[PROBLEM REQUIREMENTS]
Reproduce the listing word for word. Skip any image.

[MATERIAL]
[start]
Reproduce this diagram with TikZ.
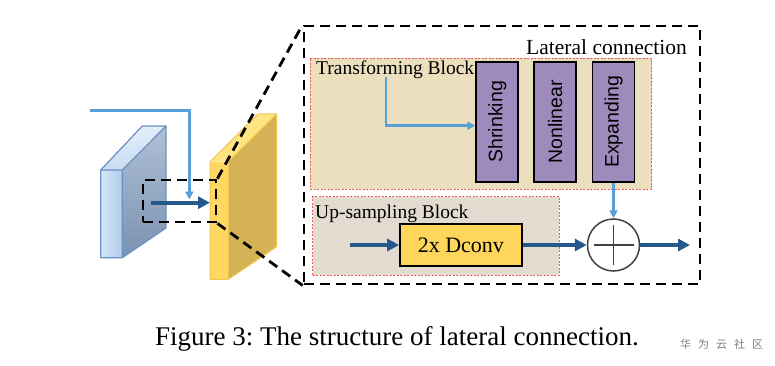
\documentclass[tikz,border=0pt]{standalone}
\usepackage{fontspec}
\usepackage{graphicx}
\setmainfont{Liberation Serif}
\setsansfont{Liberation Sans}
\newfontfamily\cjk{Noto Sans CJK SC}
\usetikzlibrary{arrows.meta}
\frenchspacing
\definecolor{transbg}{RGB}{236,223,190}
\definecolor{upbg}{RGB}{227,218,208}
\definecolor{purp}{RGB}{158,138,188}
\definecolor{goldbox}{RGB}{255,214,92}
\definecolor{darkblue}{RGB}{38,88,140}
\definecolor{lightblue}{RGB}{88,160,215}
\definecolor{slabedge}{RGB}{105,145,195}
\definecolor{yedge}{RGB}{240,200,80}
\definecolor{redline}{RGB}{235,90,90}
\definecolor{btopA}{RGB}{228,238,250}
\definecolor{btopB}{RGB}{200,220,242}
\definecolor{bfrontA}{RGB}{215,230,248}
\definecolor{bfrontB}{RGB}{178,204,234}
\definecolor{bsideA}{RGB}{176,192,214}
\definecolor{bsideB}{RGB}{122,146,176}
\definecolor{ytop}{RGB}{255,228,130}
\definecolor{yfront}{RGB}{255,216,100}
\definecolor{yside}{RGB}{214,178,86}
\definecolor{plusgray}{RGB}{65,65,65}
\definecolor{wmgray}{RGB}{125,125,125}
\tikzset{
  bigdash/.style={draw=black, line width=2.8pt, dash pattern=on 10pt off 6pt},
  blockbg/.style={draw=redline, line width=0.7pt, dash pattern=on 2pt off 1.5pt, inner sep=0pt},
  stagebox/.style={draw=black, line width=1.8pt, fill=purp, inner sep=0pt, minimum width=42pt, minimum height=120pt, font=\sffamily\fontsize{19.5}{22}\selectfont},
  darrow/.style={draw=darkblue, line width=3.6pt, -{Triangle[length=12pt,width=12pt]}},
  larrow/.style={draw=lightblue, line width=2.4pt, -{Triangle[length=8pt,width=8pt]}},
  blocklabel/.style={anchor=base west, inner sep=0pt, font=\fontsize{19.5}{22}\selectfont},
}
\begin{document}
\begin{tikzpicture}[x=1pt,y=-1pt]
\useasboundingbox (0,0) rectangle (775,366);

% ---- blue slab ----
\shade[top color=btopA, bottom color=btopB]
  (100.7,170) -- (122.3,170) -- (166,126) -- (142.3,126) -- cycle;
\shade[left color=bfrontA, right color=bfrontB]
  (100.7,170) -- (122.3,170) -- (122.3,257.7) -- (100.7,257.7) -- cycle;
\shade[top color=bsideA, bottom color=bsideB]
  (122.3,170) -- (166,126) -- (166,228) -- (122.3,257.7) -- cycle;
\draw[slabedge, line width=1.2pt, line join=round]
  (100.7,170) -- (142.3,126) -- (166,126) -- (166,228) -- (122.3,257.7) -- (100.7,257.7) -- cycle
  (100.7,170) -- (122.3,170) -- (166,126) (122.3,170) -- (122.3,257.7);

% ---- yellow slab ----
\fill[ytop]
  (210,161.7) -- (228.3,161.7) -- (276.7,114) -- (258,114) -- cycle;
\fill[yfront]
  (210,161.7) -- (228.3,161.7) -- (228.3,279.3) -- (210,279.3) -- cycle;
\fill[yside]
  (228.3,161.7) -- (276.7,114) -- (276.7,246.7) -- (228.3,279.3) -- cycle;
\draw[yedge, line width=1pt, line join=round]
  (210,161.7) -- (258,114) -- (276.7,114) -- (276.7,246.7) -- (228.3,279.3) -- (210,279.3) -- cycle
  (228.3,161.7) -- (276.7,114) (228.3,161.7) -- (228.3,279.3);

% ---- slab arrows ----
\coordinate (la0) at (90,110.7);
\coordinate (la1) at (189.3,199.5);
\coordinate (da0) at (150.7,202.7);
\coordinate (da1) at (210,202.7);
\draw[larrow] (la0) -| (la1);
\draw[darrow] (da0) -- (da1);

% ---- big lateral box and zoom ----
\node[bigdash, minimum width=396pt, minimum height=258pt, inner sep=0pt] (lat) at (502,155) {};
\node[bigdash, minimum width=73pt, minimum height=42pt, inner sep=0pt] (zoomr) at (179.5,201) {};
\draw[bigdash] (zoomr.north east) -- (lat.north west);
\draw[bigdash] (zoomr.south east) -- (lat.south west);

\node[anchor=base east, inner sep=0pt, font=\fontsize{21.5}{24}\selectfont] (latlabel) at (687,55) {Lateral connection};

% ---- transforming block ----
\node[blockbg, fill=transbg, minimum width=341.7pt, minimum height=131pt] (tb) at (480.85,123.8) {};
\node[blocklabel] (tblabel) at (316,75) {Transforming Block};
\node[stagebox] (shrink) at (497.2,121.7) {\rotatebox{90}{Shrinking}};
\node[stagebox] (nonlin) at (555.2,121.7) {\rotatebox{90}{Nonlinear}};
\node[stagebox] (expand) at (613.5,121.7) {\rotatebox{90}{Expanding}};
\coordinate (tstart) at (386,77);
\draw[larrow] (tstart) |- ([yshift=-4pt]shrink.west);

% ---- up-sampling block ----
\node[blockbg, fill=upbg, minimum width=246.6pt, minimum height=78.3pt] (ub) at (436,235.85) {};
\node[blocklabel] (ublabel) at (315,218) {Up-sampling Block};
\node[draw=black, line width=1.8pt, fill=goldbox, minimum width=121.7pt, minimum height=42pt, inner sep=0pt, font=\fontsize{22}{24}\selectfont] (dconv) at (460.85,245) {2x Dconv};

% ---- plus ----
\node[circle, draw=plusgray, line width=1.5pt, fill=white, minimum size=52pt, inner sep=0pt] (plus) at (613.5,245) {};
\draw[plusgray, line width=1.4pt] ([xshift=-20pt]plus.center) -- ([xshift=20pt]plus.center);
\draw[plusgray, line width=1.4pt] ([yshift=-20pt]plus.center) -- ([yshift=20pt]plus.center);

\coordinate (uin) at (350,245);
\coordinate (pout) at (690,245);
\draw[darrow] (uin) -- (dconv.west);
\draw[darrow] (dconv.east) -- (plus.west);
\draw[darrow] (plus.east) -- (pout);
\draw[larrow] (expand.south) -- (plus.north);

% ---- caption ----
\node[anchor=base west, inner sep=0pt, font=\fontsize{27}{30}\selectfont] (caption) at (155,345) {Figure 3: The structure of lateral connection.};
\node[anchor=base west, inner sep=0pt, text=wmgray, font=\cjk\fontsize{11}{13}\selectfont] (wm) at (680,348) {华\hspace{7pt}为\hspace{7pt}云\hspace{7pt}社\hspace{7pt}区};
\end{tikzpicture}
\end{document}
[end]
[RESPONSE BELOW]
Reproduce this diagram with TikZ.
\documentclass[tikz,border=0pt]{standalone}
\usepackage{fontspec}
\usepackage{graphicx}
\setmainfont{Liberation Serif}
\setsansfont{Liberation Sans}
\newfontfamily\cjk{Noto Sans CJK SC}
\usetikzlibrary{arrows.meta}
\frenchspacing
\definecolor{transbg}{RGB}{236,223,190}
\definecolor{upbg}{RGB}{227,218,208}
\definecolor{purp}{RGB}{158,138,188}
\definecolor{goldbox}{RGB}{255,214,92}
\definecolor{darkblue}{RGB}{38,88,140}
\definecolor{lightblue}{RGB}{88,160,215}
\definecolor{slabedge}{RGB}{105,145,195}
\definecolor{yedge}{RGB}{240,200,80}
\definecolor{redline}{RGB}{235,90,90}
\definecolor{btopA}{RGB}{228,238,250}
\definecolor{btopB}{RGB}{200,220,242}
\definecolor{bfrontA}{RGB}{215,230,248}
\definecolor{bfrontB}{RGB}{178,204,234}
\definecolor{bsideA}{RGB}{176,192,214}
\definecolor{bsideB}{RGB}{122,146,176}
\definecolor{ytop}{RGB}{255,228,130}
\definecolor{yfront}{RGB}{255,216,100}
\definecolor{yside}{RGB}{214,178,86}
\definecolor{plusgray}{RGB}{65,65,65}
\definecolor{wmgray}{RGB}{125,125,125}
\tikzset{
  bigdash/.style={draw=black, line width=2.8pt, dash pattern=on 10pt off 6pt},
  blockbg/.style={draw=redline, line width=0.7pt, dash pattern=on 2pt off 1.5pt, inner sep=0pt},
  stagebox/.style={draw=black, line width=1.8pt, fill=purp, inner sep=0pt, minimum width=42pt, minimum height=120pt, font=\sffamily\fontsize{19.5}{22}\selectfont},
  darrow/.style={draw=darkblue, line width=3.6pt, -{Triangle[length=12pt,width=12pt]}},
  larrow/.style={draw=lightblue, line width=2.4pt, -{Triangle[length=8pt,width=8pt]}},
  blocklabel/.style={anchor=base west, inner sep=0pt, font=\fontsize{19.5}{22}\selectfont},
}
\begin{document}
\begin{tikzpicture}[x=1pt,y=-1pt]
\useasboundingbox (0,0) rectangle (775,366);

% ---- blue slab ----
\shade[top color=btopA, bottom color=btopB]
  (100.7,170) -- (122.3,170) -- (166,126) -- (142.3,126) -- cycle;
\shade[left color=bfrontA, right color=bfrontB]
  (100.7,170) -- (122.3,170) -- (122.3,257.7) -- (100.7,257.7) -- cycle;
\shade[top color=bsideA, bottom color=bsideB]
  (122.3,170) -- (166,126) -- (166,228) -- (122.3,257.7) -- cycle;
\draw[slabedge, line width=1.2pt, line join=round]
  (100.7,170) -- (142.3,126) -- (166,126) -- (166,228) -- (122.3,257.7) -- (100.7,257.7) -- cycle
  (100.7,170) -- (122.3,170) -- (166,126) (122.3,170) -- (122.3,257.7);

% ---- yellow slab ----
\fill[ytop]
  (210,161.7) -- (228.3,161.7) -- (276.7,114) -- (258,114) -- cycle;
\fill[yfront]
  (210,161.7) -- (228.3,161.7) -- (228.3,279.3) -- (210,279.3) -- cycle;
\fill[yside]
  (228.3,161.7) -- (276.7,114) -- (276.7,246.7) -- (228.3,279.3) -- cycle;
\draw[yedge, line width=1pt, line join=round]
  (210,161.7) -- (258,114) -- (276.7,114) -- (276.7,246.7) -- (228.3,279.3) -- (210,279.3) -- cycle
  (228.3,161.7) -- (276.7,114) (228.3,161.7) -- (228.3,279.3);

% ---- slab arrows ----
\coordinate (la0) at (90,110.7);
\coordinate (la1) at (189.3,199.5);
\coordinate (da0) at (150.7,202.7);
\coordinate (da1) at (210,202.7);
\draw[larrow] (la0) -| (la1);
\draw[darrow] (da0) -- (da1);

% ---- big lateral box and zoom ----
\node[bigdash, minimum width=396pt, minimum height=258pt, inner sep=0pt] (lat) at (502,155) {};
\node[bigdash, minimum width=73pt, minimum height=42pt, inner sep=0pt] (zoomr) at (179.5,201) {};
\draw[bigdash] (zoomr.north east) -- (lat.north west);
\draw[bigdash] (zoomr.south east) -- (lat.south west);

\node[anchor=base east, inner sep=0pt, font=\fontsize{21.5}{24}\selectfont] (latlabel) at (687,55) {Lateral connection};

% ---- transforming block ----
\node[blockbg, fill=transbg, minimum width=341.7pt, minimum height=131pt] (tb) at (480.85,123.8) {};
\node[blocklabel] (tblabel) at (316,75) {Transforming Block};
\node[stagebox] (shrink) at (497.2,121.7) {\rotatebox{90}{Shrinking}};
\node[stagebox] (nonlin) at (555.2,121.7) {\rotatebox{90}{Nonlinear}};
\node[stagebox] (expand) at (613.5,121.7) {\rotatebox{90}{Expanding}};
\coordinate (tstart) at (386,77);
\draw[larrow] (tstart) |- ([yshift=-4pt]shrink.west);

% ---- up-sampling block ----
\node[blockbg, fill=upbg, minimum width=246.6pt, minimum height=78.3pt] (ub) at (436,235.85) {};
\node[blocklabel] (ublabel) at (315,218) {Up-sampling Block};
\node[draw=black, line width=1.8pt, fill=goldbox, minimum width=121.7pt, minimum height=42pt, inner sep=0pt, font=\fontsize{22}{24}\selectfont] (dconv) at (460.85,245) {2x Dconv};

% ---- plus ----
\node[circle, draw=plusgray, line width=1.5pt, fill=white, minimum size=52pt, inner sep=0pt] (plus) at (613.5,245) {};
\draw[plusgray, line width=1.4pt] ([xshift=-20pt]plus.center) -- ([xshift=20pt]plus.center);
\draw[plusgray, line width=1.4pt] ([yshift=-20pt]plus.center) -- ([yshift=20pt]plus.center);

\coordinate (uin) at (350,245);
\coordinate (pout) at (690,245);
\draw[darrow] (uin) -- (dconv.west);
\draw[darrow] (dconv.east) -- (plus.west);
\draw[darrow] (plus.east) -- (pout);
\draw[larrow] (expand.south) -- (plus.north);

% ---- caption ----
\node[anchor=base west, inner sep=0pt, font=\fontsize{27}{30}\selectfont] (caption) at (155,345) {Figure 3: The structure of lateral connection.};
\node[anchor=base west, inner sep=0pt, text=wmgray, font=\cjk\fontsize{11}{13}\selectfont] (wm) at (680,348) {华\hspace{7pt}为\hspace{7pt}云\hspace{7pt}社\hspace{7pt}区};
\end{tikzpicture}
\end{document}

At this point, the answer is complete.